Sunday, September 28, 2008

Resurrecting my old PC

Ha, I'm feeling pretty idiotic but happy at the same time.

I made a PC components "wish list" back in Nov 2005 since the PC I had built in March of 2004 could not run a game I had wanted to play at the time, Battlefield 2 .

$125 - AMD 3000+ (Socket 939)
$127 - Asus SLI motherboard
$85 - Corsair Value 1GB
$99 - Antec Sonata II w/ 450W PSU
$175 - WD Raptor 74GB
$333 - eVGA 7800GT 256MB
$333 - eVGA 7800GT 256MB
$46 - NEC ND-3540A 16X Dual Layer DVD+/-RW
$1323 - Total cost as of Nov 2005

However, frugality prevailed. At that time, I couldn't justify the cost of building a new PC given that my PC from spring 2004 was less than 2 years old and it would just be for one game. Historically, $1300 has been my target budget. For that amount I could indeed get much better GPUs (I wanted SLI) but I could only afford the same CPU (my 2004 AMD 3000+ CPU is a socket 754 version) and the same amount of RAM. I thought to myself, "not a big enough upgrade for $1300." So in March of 2006, I ended up getting a 7800GS AGP GPU card as a stop gap which has served me very well.
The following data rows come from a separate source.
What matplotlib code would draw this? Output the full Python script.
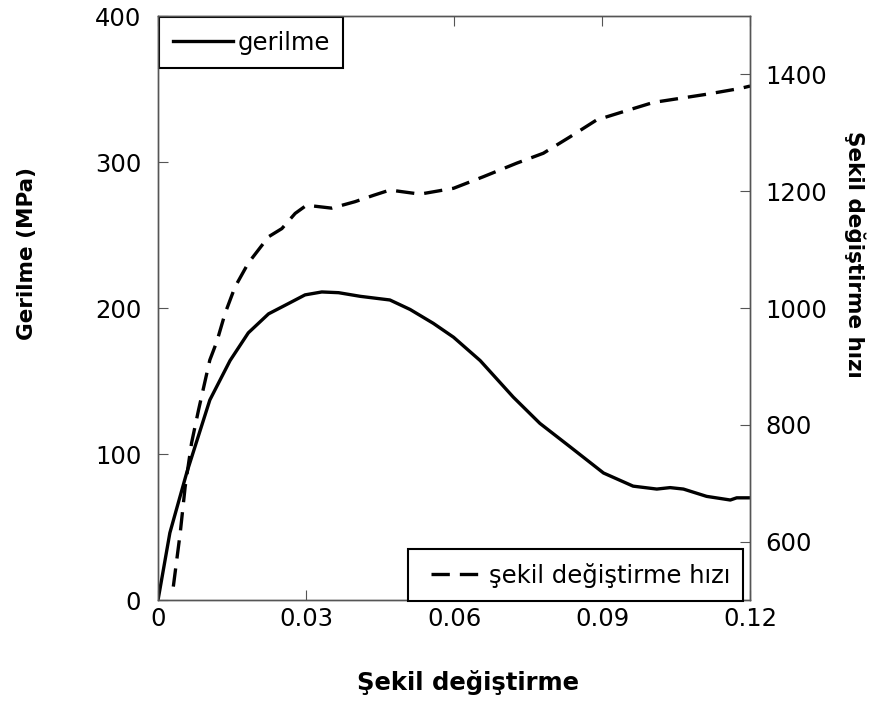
import matplotlib

matplotlib.use("Agg")
import matplotlib.pyplot as plt
from matplotlib.lines import Line2D

plt.rcParams["font.family"] = ["DejaVu Sans"]

# gerilme (MPa) vs sekil degistirme
strain_s = [0, 0.0024, 0.0058, 0.0105, 0.0146, 0.0183, 0.0224, 0.0264, 0.0298,
            0.0332, 0.0366, 0.041, 0.047, 0.0511, 0.0558, 0.0599, 0.0653, 0.072,
            0.0774, 0.0835, 0.0903, 0.0963, 0.1011, 0.1038, 0.1065, 0.1112,
            0.116, 0.1173, 0.12]
stress = [0, 46, 87, 137, 164, 183, 196, 203, 209, 211, 210.5, 208, 205.5, 199,
          189.5, 180, 164, 139, 121, 105, 87, 78, 76, 77, 76, 71, 68.5, 70, 70]

# sekil degistirme hizi vs sekil degistirme
strain_r = [0.0031, 0.0045, 0.0055, 0.0068, 0.0082, 0.0105, 0.0119, 0.0136,
            0.0156, 0.0183, 0.0224, 0.0251, 0.0278, 0.0301, 0.0352, 0.0399,
            0.0437, 0.047, 0.0531, 0.0599, 0.066, 0.0727, 0.0781, 0.0835,
            0.0889, 0.095, 0.1004, 0.1058, 0.1112, 0.118, 0.12]
rate = [523, 615, 694, 769, 825, 911, 942, 991, 1036, 1077, 1122, 1136, 1162,
        1176, 1171, 1182, 1193, 1202, 1195, 1205, 1225, 1248, 1265, 1293, 1322,
        1338, 1352, 1359, 1366, 1376, 1380]

x_ticks = [0, 0.03, 0.06, 0.09, 0.12]
x_labels = ["0", "0.03", "0.06", "0.09", "0.12"]
left_ticks = [0, 100, 200, 300, 400]
right_ticks = [600, 800, 1000, 1200, 1400]

FS = 17.5
FS_V = 15.5  # vertical labels read shorter in the reference
SPINE = "#555555"
LW = 2.4

fig = plt.figure(figsize=(8.76, 7.08), dpi=100)
ax1 = fig.add_axes([0.1804, 0.1525, 0.6758, 0.8249])
ax2 = ax1.twinx()

l1, = ax1.plot(strain_s, stress, color="black", lw=LW, label="gerilme")
ax2.plot(strain_r, rate, color="black", lw=LW, linestyle=(0, (5.5, 3)))

ax1.set_xlim(0, 0.12)
ax1.set_ylim(0, 400)
ax2.set_ylim(500, 1500)
ax1.set_xticks(x_ticks)
ax1.set_xticklabels(x_labels)
ax1.set_yticks(left_ticks)
ax2.set_yticks(right_ticks)

ax1.tick_params(axis="x", direction="in", length=7, labelsize=FS, pad=5,
                top=True, color=SPINE)
ax1.tick_params(axis="y", direction="in", length=7, labelsize=FS, pad=12,
                color=SPINE)
ax2.tick_params(axis="y", direction="in", length=7, labelsize=FS, pad=11,
                color=SPINE)
for ax in (ax1, ax2):
    for sp in ax.spines.values():
        sp.set_color(SPINE)
        sp.set_linewidth(1.0)

# axis labels, placed where the reference has them
xl = ax1.set_xlabel("Şekil değiştirme", fontsize=FS, fontweight="bold")
xl.set_verticalalignment("center")
ax1.xaxis.set_label_coords(0.523, -0.142)
yl = ax1.set_ylabel("Gerilme (MPa)", fontsize=FS_V, fontweight="bold")
yl.set_rotation_mode("default")
yl.set_verticalalignment("center")
ax1.yaxis.set_label_coords(-0.221, 0.594)
yr = ax2.set_ylabel("Şekil değiştirme hızı", fontsize=FS_V, fontweight="bold",
                    rotation=270)
yr.set_rotation_mode("default")
yr.set_verticalalignment("center")
yr.set_horizontalalignment("center")
ax2.yaxis.set_label_coords(1.177, 0.591)

leg1 = ax1.legend(handles=[l1], loc="upper left", fontsize=FS, fancybox=False,
                  edgecolor="black", framealpha=1, borderaxespad=0.05,
                  handlelength=2.47, handletextpad=0.2, borderpad=0.55)
leg1.get_frame().set_linewidth(1.5)

# legend handle starts on a gap, as in the reference
h2 = Line2D([], [], color="black", lw=LW, linestyle=(5.5, (5.5, 3)))
leg2 = ax2.legend(handles=[h2], labels=["şekil değiştirme hızı"],
                  loc="lower right", bbox_to_anchor=(0.9887, -0.0017),
                  fontsize=FS, fancybox=False, edgecolor="black", framealpha=1,
                  borderaxespad=0, handlelength=2.47, handletextpad=0.3,
                  borderpad=0.55)
leg2.get_frame().set_linewidth(1.5)

fig.savefig("out.png", dpi=100)
plt.close(fig)
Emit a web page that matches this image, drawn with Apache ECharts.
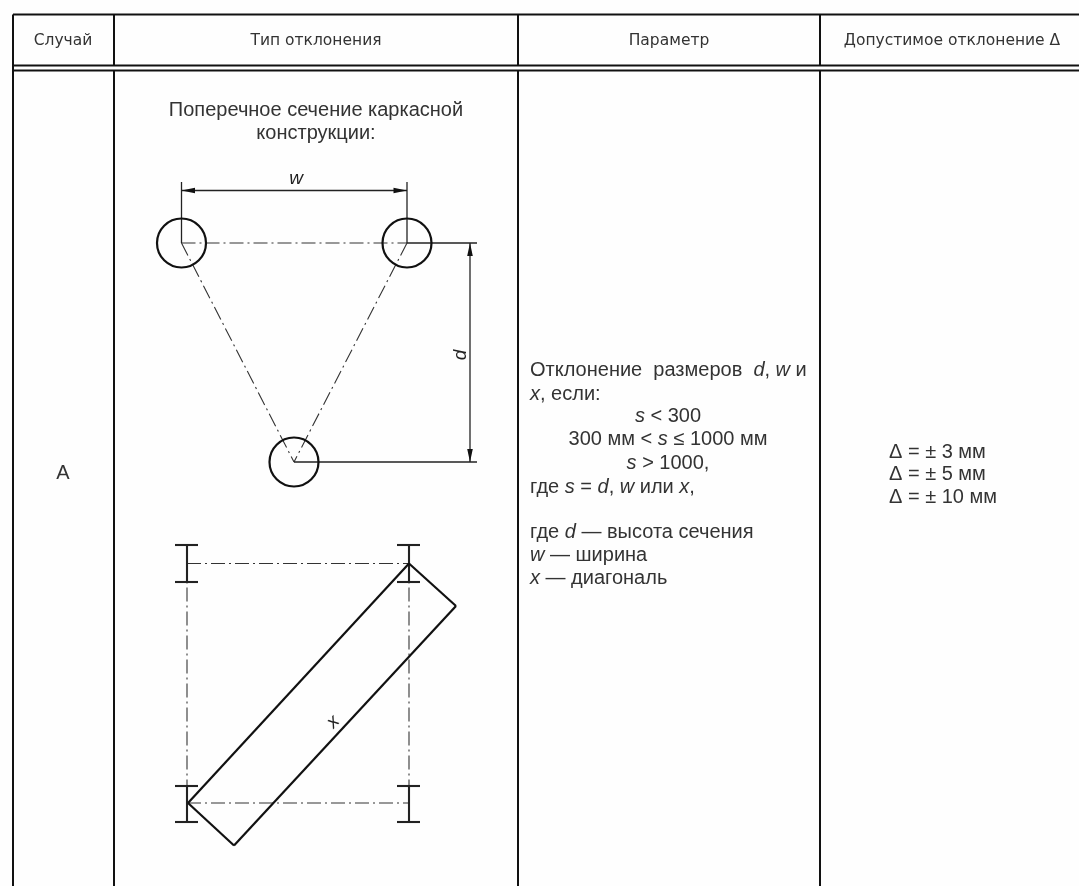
<!DOCTYPE html>
<html lang="ru">
<head>
    <meta charset="UTF-8">
    <title>Допустимые отклонения</title>
    <script src="https://fastly.jsdelivr.net/npm/echarts@6/dist/echarts.min.js"></script>
    <style>
        html, body { margin: 0; padding: 0; background: #fff; }
        #main { width: 1079px; height: 886px; filter: blur(0.5px); }
    </style>
</head>
<body>
<div id="main"></div>
<script>
    // table rules, [x1, y1, x2, y2]
    var tableRules = [
        [13, 14.5, 1079, 14.5], [13, 65.5, 1079, 65.5], [13, 70.5, 1079, 70.5],
        [13, 14.5, 13, 886], [114, 14.5, 114, 65.5], [114, 70.5, 114, 886],
        [518, 14.5, 518, 65.5], [518, 70.5, 518, 886], [820, 14.5, 820, 65.5], [820, 70.5, 820, 886]
    ];
    // section drawing
    var circleCentres = [[181.5, 243, 24.5], [407, 243, 24.5], [294, 462, 24.5]];
    var dimensionLines = [
        [181.5, 182, 181.5, 243], [407, 182, 407, 243], [181.5, 190.5, 407, 190.5],
        [407, 243, 477, 243], [294, 462, 477, 462], [470, 243, 470, 462]
    ];
    var centreLines = [
        [181.5, 243, 407, 243], [181.5, 243, 294, 462], [407, 243, 294, 462],
        [187, 563.5, 409, 563.5], [187, 563.5, 187, 803], [409, 563.5, 409, 803], [187, 803, 409, 803]
    ];
    var arrowHeads = [
        [181.5, 190.5, 195, 190.5], [407, 190.5, 393.5, 190.5],
        [470, 243, 470, 256], [470, 462, 470, 449]
    ];
    // plan drawing
    var beamLines = [
        [175, 545, 198, 545], [175, 582, 198, 582], [187, 545, 187, 582],
        [397, 545, 420, 545], [397, 582, 420, 582], [409, 545, 409, 582],
        [175, 786, 198, 786], [175, 822, 198, 822], [187, 786, 187, 822],
        [397, 786, 420, 786], [397, 822, 420, 822], [409, 786, 409, 822]
    ];
    var diagonalBox = [
        [188, 803, 409, 563.5], [409, 563.5, 456, 606], [456, 606, 234, 845.5], [234, 845.5, 188, 803]
    ];
    // texts
    var headerLabels = ['Случай', 'Тип отклонения', 'Параметр', 'Допустимое отклонение Δ'];
    var headerAnchors = [[63, 41], [316, 41], [669, 41], [952, 41]];
    var titleLabels = ['Поперечное сечение каркасной', 'конструкции:', 'А'];
    var titleAnchors = [[316, 110], [316, 133], [63, 473]];
    var paramLabels = [
        'Отклонение  размеров  {i|d}, {i|w} и',
        '{i|x}, если:',
        '{i|s} < 300',
        '300 мм < {i|s} ≤ 1000 мм',
        '{i|s} > 1000,',
        'где {i|s} = {i|d}, {i|w} или {i|x},',
        'где {i|d} — высота сечения',
        '{i|w} — ширина',
        '{i|x} — диагональ'
    ];
    var paramAnchors = [
        [530, 370, 0], [530, 394, 0], [668, 416, 1], [668, 439, 1], [668, 463, 1],
        [530, 487, 0], [530, 532, 0], [530, 555, 0], [530, 578, 0]
    ];
    var toleranceLabels = ['Δ = ± 3 мм', 'Δ = ± 5 мм', 'Δ = ± 10 мм'];
    var toleranceAnchors = [[889, 452], [889, 474], [889, 497]];
    var dimensionLabels = ['w', 'd', 'x'];
    var dimensionAnchors = [[296, 179, 0], [461, 355, 90], [333, 722, 45]];

    var FONT = '"Liberation Sans", Arial, sans-serif';
    var INK = '#111';
    var TEXT = '#333';

    function segmentSeries(rows, width, color, dash) {
        return {
            type: 'custom', coordinateSystem: 'cartesian2d', clip: false, silent: true,
            data: rows, encode: { x: [0, 2], y: [1, 3] },
            renderItem: function (params, api) {
                var a = api.coord([api.value(0), api.value(1)]);
                var b = api.coord([api.value(2), api.value(3)]);
                return {
                    type: 'line',
                    shape: { x1: a[0], y1: a[1], x2: b[0], y2: b[1] },
                    style: { stroke: color, lineWidth: width, lineDash: dash || null }
                };
            }
        };
    }

    function textSeries(labels, rows, fontSize, color, fontFamily, opts) {
        opts = opts || {};
        return {
            type: 'custom', coordinateSystem: 'cartesian2d', clip: false, silent: true,
            data: rows, encode: { x: 0, y: 1 },
            renderItem: function (params, api) {
                var p = api.coord([api.value(0), api.value(1)]);
                var row = rows[params.dataIndex];
                var align = opts.align || 'center';
                if (opts.alignColumn) align = row[2] ? 'center' : 'left';
                var el = {
                    type: 'text', x: p[0], y: p[1],
                    style: {
                        text: labels[params.dataIndex],
                        font: (opts.italic ? 'italic ' : '') + fontSize + 'px ' + fontFamily,
                        fill: color, align: align, verticalAlign: 'middle',
                        rich: { i: { font: 'italic ' + fontSize + 'px ' + fontFamily, fill: color } }
                    }
                };
                if (opts.rotateColumn) {
                    el.rotation = row[2] * Math.PI / 180;
                }
                return el;
            }
        };
    }

    var myChart = echarts.init(document.getElementById('main'));
    var option = {
        animation: false,
        backgroundColor: '#fefefe',
        grid: { left: 0, right: 0, top: 0, bottom: 0 },
        xAxis: { type: 'value', min: 0, max: 1079, show: false },
        yAxis: { type: 'value', min: 0, max: 886, inverse: true, show: false },
        series: [
            segmentSeries(tableRules, 2, INK),
            segmentSeries(centreLines, 1.1, '#333', [14, 4, 2, 4]),
            segmentSeries(dimensionLines, 1.3, '#222'),
            segmentSeries(beamLines, 2.1, '#222'),
            segmentSeries(diagonalBox, 2.2, INK),
            {
                type: 'custom', coordinateSystem: 'cartesian2d', clip: false, silent: true,
                data: circleCentres, encode: { x: 0, y: 1 },
                renderItem: function (params, api) {
                    var c = api.coord([api.value(0), api.value(1)]);
                    var r = api.size([api.value(2), 0])[0];
                    return {
                        type: 'circle',
                        shape: { cx: c[0], cy: c[1], r: r },
                        style: { fill: 'none', stroke: INK, lineWidth: 2.2 }
                    };
                }
            },
            {
                type: 'custom', coordinateSystem: 'cartesian2d', clip: false, silent: true,
                data: arrowHeads, encode: { x: [0, 2], y: [1, 3] },
                renderItem: function (params, api) {
                    var tip = api.coord([api.value(0), api.value(1)]);
                    var base = api.coord([api.value(2), api.value(3)]);
                    var vertical = tip[0] === base[0];
                    var half = 2.8;
                    return {
                        type: 'polygon',
                        shape: {
                            points: [tip,
                                [base[0] + (vertical ? half : 0), base[1] + (vertical ? 0 : half)],
                                [base[0] - (vertical ? half : 0), base[1] - (vertical ? 0 : half)]]
                        },
                        style: { fill: '#111' }
                    };
                }
            },
            textSeries(headerLabels, headerAnchors, 15.5, TEXT, '"DejaVu Sans", sans-serif'),
            textSeries(titleLabels, titleAnchors, 20, TEXT, FONT),
            textSeries(paramLabels, paramAnchors, 20, TEXT, FONT, { alignColumn: true }),
            textSeries(toleranceLabels, toleranceAnchors, 20, TEXT, FONT, { align: 'left' }),
            textSeries(dimensionLabels, dimensionAnchors, 19, '#222', FONT, { italic: true, rotateColumn: true })
        ]
    };
    myChart.setOption(option);
</script>
</body>
</html>
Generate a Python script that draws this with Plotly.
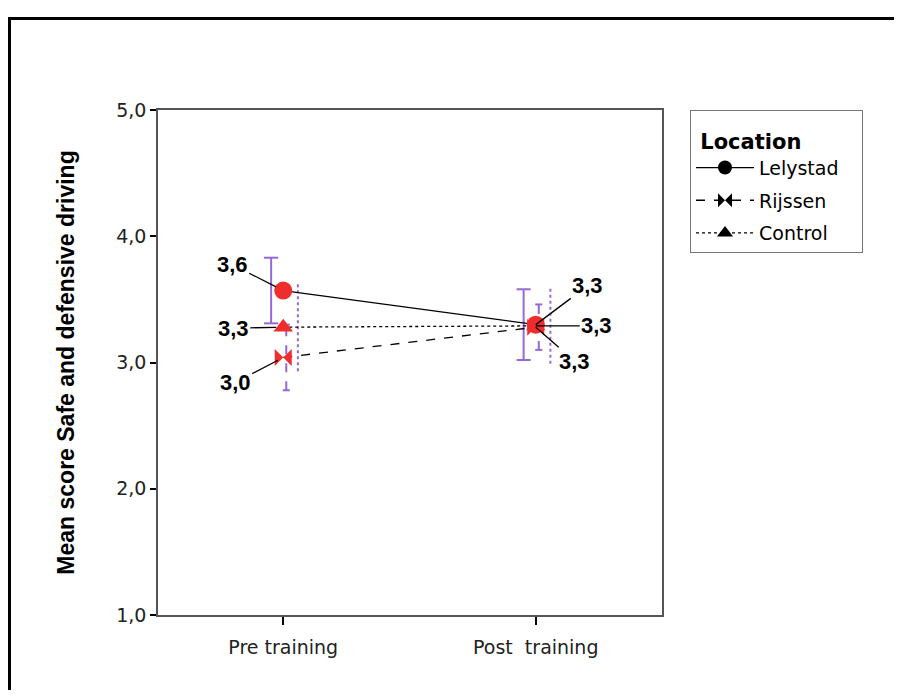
import plotly.graph_objects as go

# ---- data ----
categories = ["Pre training", "Post\u00a0 training"]
series = ["Lelystad", "Rijssen", "Control"]
lelystad_mean = [3.57, 3.30]
rijssen_mean = [3.04, 3.28]
control_mean = [3.28, 3.29]
lelystad_err = [0.26, 0.28]
rijssen_err = [0.26, 0.18]
control_err = [0.35, 0.30]
legend_title = "Location"

means = {"Lelystad": lelystad_mean, "Rijssen": rijssen_mean, "Control": control_mean}
errs = {"Lelystad": lelystad_err, "Rijssen": rijssen_err, "Control": control_err}

# ---- styles ----
RED = "rgb(240,45,45)"
PURPLE = "rgb(150,105,215)"
dash = {"Lelystad": "solid", "Rijssen": "dash", "Control": "dot"}
symbol = {"Lelystad": "circle", "Rijssen": "bowtie", "Control": "triangle-up"}
msize = {"Lelystad": 18, "Rijssen": 17, "Control": 17}
bar_offset = {"Lelystad": -0.048, "Rijssen": 0.012, "Control": 0.058}
cap_half = {"Lelystad": 0.028, "Rijssen": 0.014, "Control": 0.0}

# figure geometry (page body has an 8px margin)
W, H = 886, 682
ML, MT, MR, MB = 150, 102, 232, 75
PW, PH = W - ML - MR, H - MT - MB

xpos = list(range(len(categories)))

fig = go.Figure()

# error bars (custom, so that they can be dashed/dotted and offset)
for s in series:
    bx, by = [], []
    for i, x0 in enumerate(xpos):
        xc = x0 + bar_offset[s]
        lo = means[s][i] - errs[s][i]
        hi = means[s][i] + errs[s][i]
        bx += [xc, xc, None]
        by += [lo, hi, None]
        if cap_half[s] > 0:
            bx += [xc - cap_half[s], xc + cap_half[s], None, xc - cap_half[s], xc + cap_half[s], None]
            by += [lo, lo, None, hi, hi, None]
    fig.add_trace(go.Scatter(x=bx, y=by, mode="lines", showlegend=False, hoverinfo="skip",
                             line=dict(color=PURPLE, width=2, dash=dash[s])))

# connecting lines
for s in series:
    fig.add_trace(go.Scatter(x=xpos, y=means[s], mode="lines", showlegend=False,
                             line=dict(color="black", width=1.3, dash=dash[s])))

# markers
for s in series:
    fig.add_trace(go.Scatter(x=xpos, y=means[s], mode="markers", showlegend=False,
                             marker=dict(symbol=symbol[s], size=msize[s], color=RED,
                                         line=dict(width=0))))

# legend entries (black symbols)
for s in series:
    fig.add_trace(go.Scatter(x=[None], y=[None], mode="lines+markers", name=s, legendgroup=s,
                             line=dict(color="black", width=1.3, dash=dash[s]),
                             marker=dict(symbol=symbol[s], size=14, color="black")))

# value labels with leader lines
label_offsets = {
    ("Lelystad", 0): (-51, -26, 8),
    ("Control", 0): (-50, 1, 7),
    ("Rijssen", 0): (-48, 25, 6),
    ("Lelystad", 1): (52, -39, 0),
    ("Control", 1): (61, 0, 0),
    ("Rijssen", 1): (39, 34, 0),
}
for (s, i), (ax, ay, so) in label_offsets.items():
    v = means[s][i]
    fig.add_annotation(x=xpos[i], y=v, text=f"{v:.1f}".replace(".", ","),
                       showarrow=True, arrowhead=0, arrowwidth=1.3, arrowcolor="black",
                       ax=ax, ay=ay, standoff=so,
                       font=dict(family="Liberation Sans", size=22, color="black", weight="bold"))

# outer frame
L = (1.5 - ML) / PW
T = (PH + MT - 10.5) / PH
R = (W + 5 - ML) / PW
B = (PH + MT - (H + 10)) / PH
fig.add_shape(type="path", xref="paper", yref="paper",
              path=f"M {L} {B} L {L} {T} L {R} {T}",
              line=dict(color="black", width=3))

title_html = ("<span style='font-size:21px'>\u00a0" + legend_title
              + "\u00a0" * 8 + "</span>")

fig.update_layout(
    width=W, height=H,
    margin=dict(l=ML, r=MR, t=MT, b=MB),
    paper_bgcolor="white", plot_bgcolor="white",
    separators=",.",
    showlegend=True,
    legend=dict(
        x=(682 - ML) / PW, y=1.0, xanchor="left", yanchor="top",
        bordercolor="#777", borderwidth=1, bgcolor="white",
        font=dict(family="DejaVu Sans", size=19, color="black"),
        title=dict(text=title_html,
                   font=dict(family="DejaVu Sans", size=29, color="black", weight="bold")),
        itemwidth=58, tracegroupgap=5,
    ),
    xaxis=dict(
        range=[-0.496, 1.5], tickvals=xpos, ticktext=categories,
        showgrid=False, zeroline=False, showline=True, linecolor="#555", linewidth=1.5, mirror=True,
        ticks="outside", ticklen=8, tickwidth=2, tickcolor="black",
        ticklabelstandoff=6,
        tickfont=dict(family="DejaVu Sans", size=19, color="#222"),
    ),
    yaxis=dict(
        range=[1, 5], tickvals=[1, 2, 3, 4, 5], tickformat=".1f",
        showgrid=False, zeroline=False, showline=True, linecolor="#555", linewidth=1.5, mirror=True,
        ticks="outside", ticklen=6, tickwidth=2, tickcolor="black",
        tickfont=dict(family="DejaVu Sans", size=19, color="#222"),
        title=dict(text="Mean score Safe and defensive driving", standoff=35,
                   font=dict(family="Liberation Sans", size=23, color="black", weight="bold")),
    ),
)

fig.write_html("out.html")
Fast forward to Sept 2008. This year has shown some amazing price-to-performance on all PC components and I've amassed a backlog of more recent PC games as my old PC simply did not have enough horsepower to run them.

So I thought to myself that I would take my time and snap up on deals for components if the price was right. I picked up the Antec P182 case that went on sale and wanted to try out the case by moving the motherboard over from my older 2004 PC. In the process of doing this, I thought I had fried my old PC motherboard. I was working on the carpet in our loft and me being stupidly lazy, I did not properly ground myself. Yes, *smack my hand*. Before I moved anything from the old chassis to the new one I unplugged a few cables from the mother board such as the chassis power switch cable and the reset switch cable. Not too long afterwards, I changed my mind on moving over my old components to the new chassis and plugged the old cables back in to the old chassis. I then re-tried powering on the old chassis. The PC would not boot up at all. *Doh!* The light on the motherboard would show power but when you pressed the power switch, the chassis fan and CPU fan would move a little but that's it. I unplugged all the motherboard cables and reseated the hard drive IDE and power cables, the GPU card, and the power supply from the motherboard. This went on for a while until I was convinced that I had fried my motherboard.

I said to myself, "Great. Looks like I'll need to cough up for a new rig soon." I was frustrated and disappointed in myself since 1) I thought I had destroyed a good working PC and 2) I was now going to spend money much sooner than I had anticipated.

It didn't take me long to create a parts list for the new PC. You can read my follow up post above for the specifics.

To the reader who is familiar with PC building, you might have noticed that I did not mention whether or not I re-seated the DRAM. That's because I didn't and it turns out that a week later I had thought about doing it since it was the one of the two things I didn't try - the other being re-seating my CPU . I thought re-seating the DRAM would unlikely have any affect since I did not touch my DRAM at all during the previous week. But sure enough, I re-seated the DRAM and voila, my PC was able to boot up fine and it worked again! I am still unclear as to why this worked. By this time I had already ordered all the new PC components from mwave.com and there were no refunds on the retailed box CPU. I decided to just keep my order as it was and not return anything. Part of me felt like such a dunce! But to be perfectly honest, I got over it pretty quick. Having waited almost 3 years to build a new PC, I was actually more excited knowing a new PC was going to be made.